[Begin]
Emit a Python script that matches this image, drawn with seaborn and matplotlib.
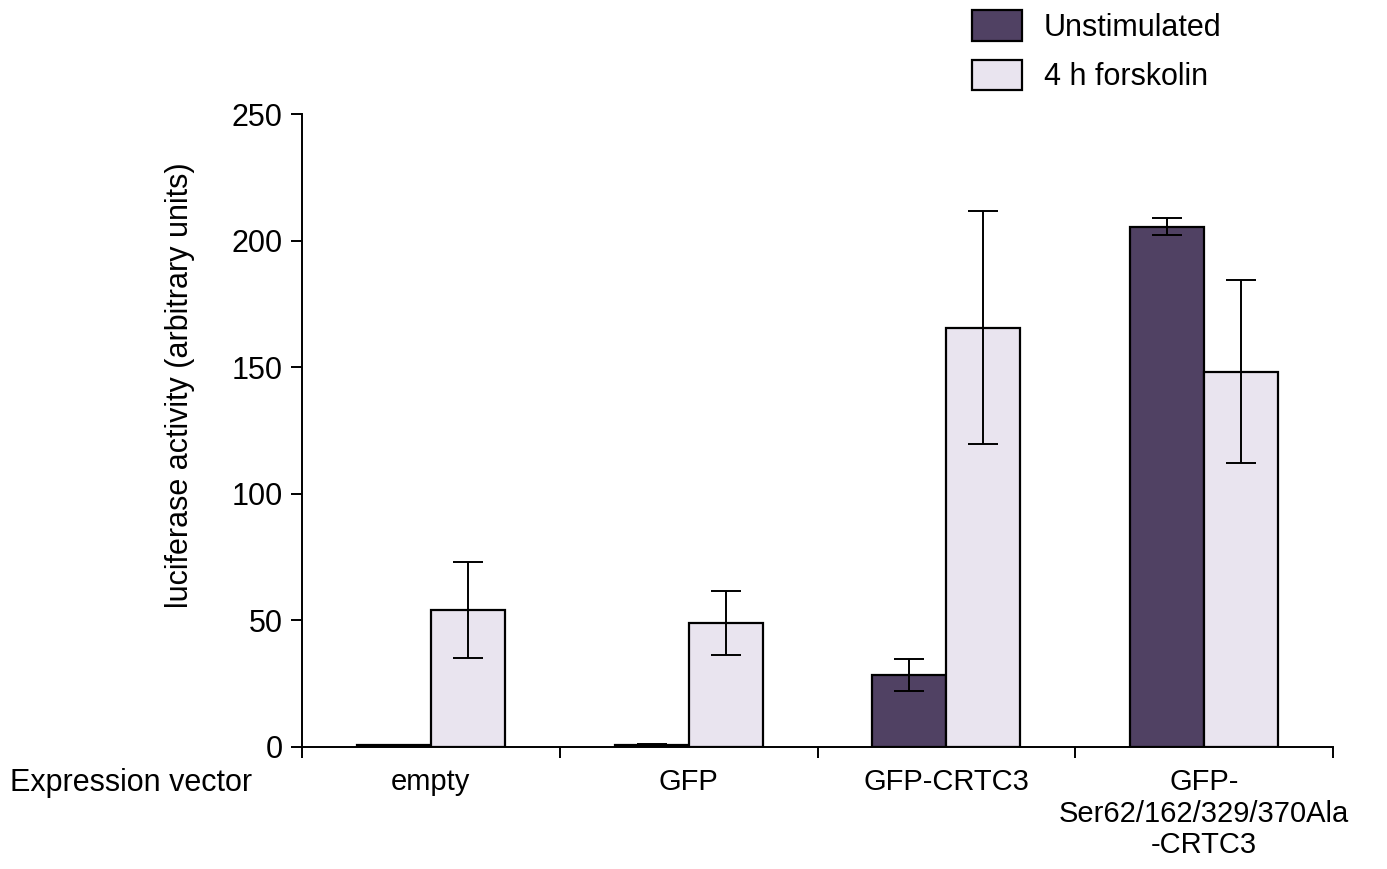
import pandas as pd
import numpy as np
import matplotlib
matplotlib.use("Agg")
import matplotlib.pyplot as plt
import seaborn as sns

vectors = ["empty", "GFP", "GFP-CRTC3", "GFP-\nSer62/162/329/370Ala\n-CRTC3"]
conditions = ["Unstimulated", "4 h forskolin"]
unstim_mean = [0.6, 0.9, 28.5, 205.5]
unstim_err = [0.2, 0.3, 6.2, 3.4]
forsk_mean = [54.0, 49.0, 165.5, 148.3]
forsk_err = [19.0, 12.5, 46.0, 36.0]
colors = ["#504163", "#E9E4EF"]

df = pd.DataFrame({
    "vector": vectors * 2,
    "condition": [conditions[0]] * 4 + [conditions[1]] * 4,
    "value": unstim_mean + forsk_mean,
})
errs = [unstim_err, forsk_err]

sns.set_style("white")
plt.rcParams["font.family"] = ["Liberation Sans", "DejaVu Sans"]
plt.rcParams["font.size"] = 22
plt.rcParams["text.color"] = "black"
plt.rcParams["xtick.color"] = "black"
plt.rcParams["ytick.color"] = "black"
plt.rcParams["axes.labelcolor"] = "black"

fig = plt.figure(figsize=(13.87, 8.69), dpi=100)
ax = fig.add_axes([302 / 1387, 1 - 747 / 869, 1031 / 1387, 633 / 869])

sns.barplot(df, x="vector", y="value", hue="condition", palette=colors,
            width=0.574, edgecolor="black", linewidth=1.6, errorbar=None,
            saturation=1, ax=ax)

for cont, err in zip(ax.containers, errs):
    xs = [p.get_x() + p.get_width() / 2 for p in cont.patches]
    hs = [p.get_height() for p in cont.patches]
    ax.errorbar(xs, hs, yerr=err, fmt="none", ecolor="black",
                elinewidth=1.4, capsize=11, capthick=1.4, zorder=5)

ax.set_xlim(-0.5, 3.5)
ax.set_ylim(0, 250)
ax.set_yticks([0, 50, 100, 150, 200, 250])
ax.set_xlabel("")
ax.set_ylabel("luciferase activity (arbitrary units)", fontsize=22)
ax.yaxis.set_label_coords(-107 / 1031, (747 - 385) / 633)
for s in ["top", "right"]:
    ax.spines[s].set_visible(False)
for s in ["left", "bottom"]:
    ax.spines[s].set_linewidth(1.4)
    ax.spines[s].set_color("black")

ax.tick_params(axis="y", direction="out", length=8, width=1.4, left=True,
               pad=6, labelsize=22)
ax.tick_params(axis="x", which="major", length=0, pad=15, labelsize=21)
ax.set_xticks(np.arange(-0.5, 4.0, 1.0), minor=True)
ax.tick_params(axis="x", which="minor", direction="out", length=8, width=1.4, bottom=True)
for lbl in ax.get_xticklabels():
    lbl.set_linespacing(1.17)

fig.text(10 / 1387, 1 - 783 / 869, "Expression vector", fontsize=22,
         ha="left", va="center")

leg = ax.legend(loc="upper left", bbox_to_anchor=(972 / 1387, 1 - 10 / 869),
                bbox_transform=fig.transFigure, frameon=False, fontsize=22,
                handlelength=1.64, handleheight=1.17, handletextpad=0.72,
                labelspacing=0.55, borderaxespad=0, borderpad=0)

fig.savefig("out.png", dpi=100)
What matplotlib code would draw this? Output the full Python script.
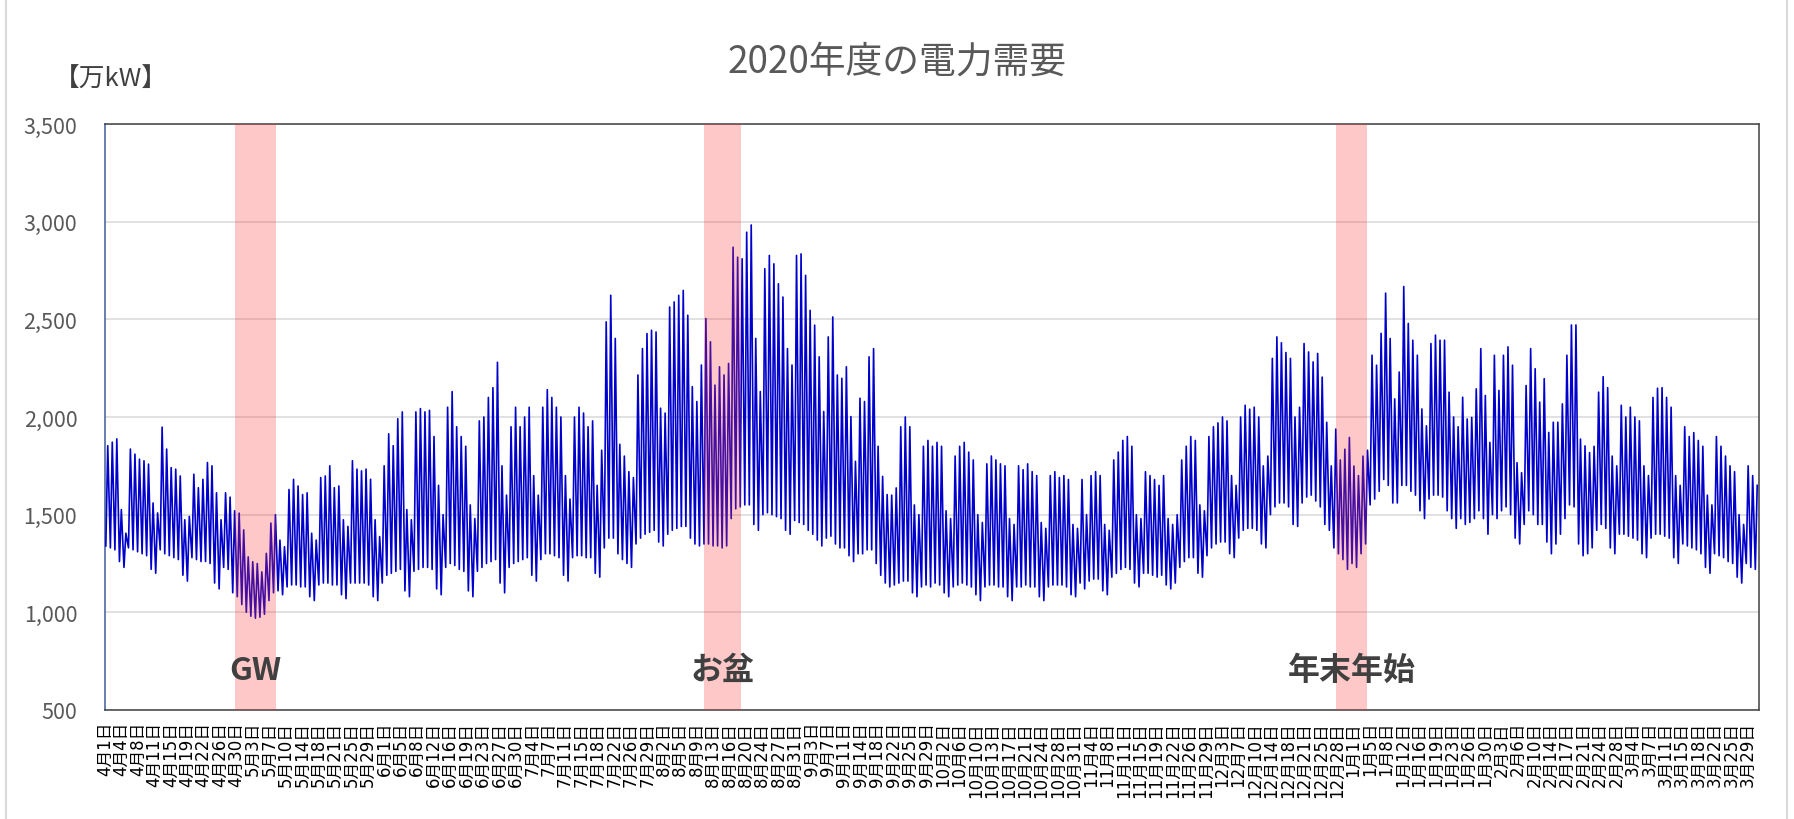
[End]
▶ JOB
Repeat the listing above exactly, with no pictures.

▶ EXERCISE SOLUTION
Emit a Python script that matches this image, drawn with seaborn and matplotlib.
import pandas as pd
import numpy as np
import matplotlib
matplotlib.use("Agg")
import matplotlib.pyplot as plt
import seaborn as sns

vectors = ["empty", "GFP", "GFP-CRTC3", "GFP-\nSer62/162/329/370Ala\n-CRTC3"]
conditions = ["Unstimulated", "4 h forskolin"]
unstim_mean = [0.6, 0.9, 28.5, 205.5]
unstim_err = [0.2, 0.3, 6.2, 3.4]
forsk_mean = [54.0, 49.0, 165.5, 148.3]
forsk_err = [19.0, 12.5, 46.0, 36.0]
colors = ["#504163", "#E9E4EF"]

df = pd.DataFrame({
    "vector": vectors * 2,
    "condition": [conditions[0]] * 4 + [conditions[1]] * 4,
    "value": unstim_mean + forsk_mean,
})
errs = [unstim_err, forsk_err]

sns.set_style("white")
plt.rcParams["font.family"] = ["Liberation Sans", "DejaVu Sans"]
plt.rcParams["font.size"] = 22
plt.rcParams["text.color"] = "black"
plt.rcParams["xtick.color"] = "black"
plt.rcParams["ytick.color"] = "black"
plt.rcParams["axes.labelcolor"] = "black"

fig = plt.figure(figsize=(13.87, 8.69), dpi=100)
ax = fig.add_axes([302 / 1387, 1 - 747 / 869, 1031 / 1387, 633 / 869])

sns.barplot(df, x="vector", y="value", hue="condition", palette=colors,
            width=0.574, edgecolor="black", linewidth=1.6, errorbar=None,
            saturation=1, ax=ax)

for cont, err in zip(ax.containers, errs):
    xs = [p.get_x() + p.get_width() / 2 for p in cont.patches]
    hs = [p.get_height() for p in cont.patches]
    ax.errorbar(xs, hs, yerr=err, fmt="none", ecolor="black",
                elinewidth=1.4, capsize=11, capthick=1.4, zorder=5)

ax.set_xlim(-0.5, 3.5)
ax.set_ylim(0, 250)
ax.set_yticks([0, 50, 100, 150, 200, 250])
ax.set_xlabel("")
ax.set_ylabel("luciferase activity (arbitrary units)", fontsize=22)
ax.yaxis.set_label_coords(-107 / 1031, (747 - 385) / 633)
for s in ["top", "right"]:
    ax.spines[s].set_visible(False)
for s in ["left", "bottom"]:
    ax.spines[s].set_linewidth(1.4)
    ax.spines[s].set_color("black")

ax.tick_params(axis="y", direction="out", length=8, width=1.4, left=True,
               pad=6, labelsize=22)
ax.tick_params(axis="x", which="major", length=0, pad=15, labelsize=21)
ax.set_xticks(np.arange(-0.5, 4.0, 1.0), minor=True)
ax.tick_params(axis="x", which="minor", direction="out", length=8, width=1.4, bottom=True)
for lbl in ax.get_xticklabels():
    lbl.set_linespacing(1.17)

fig.text(10 / 1387, 1 - 783 / 869, "Expression vector", fontsize=22,
         ha="left", va="center")

leg = ax.legend(loc="upper left", bbox_to_anchor=(972 / 1387, 1 - 10 / 869),
                bbox_transform=fig.transFigure, frameon=False, fontsize=22,
                handlelength=1.64, handleheight=1.17, handletextpad=0.72,
                labelspacing=0.55, borderaxespad=0, borderpad=0)

fig.savefig("out.png", dpi=100)
What matplotlib code would draw this? Output the full Python script.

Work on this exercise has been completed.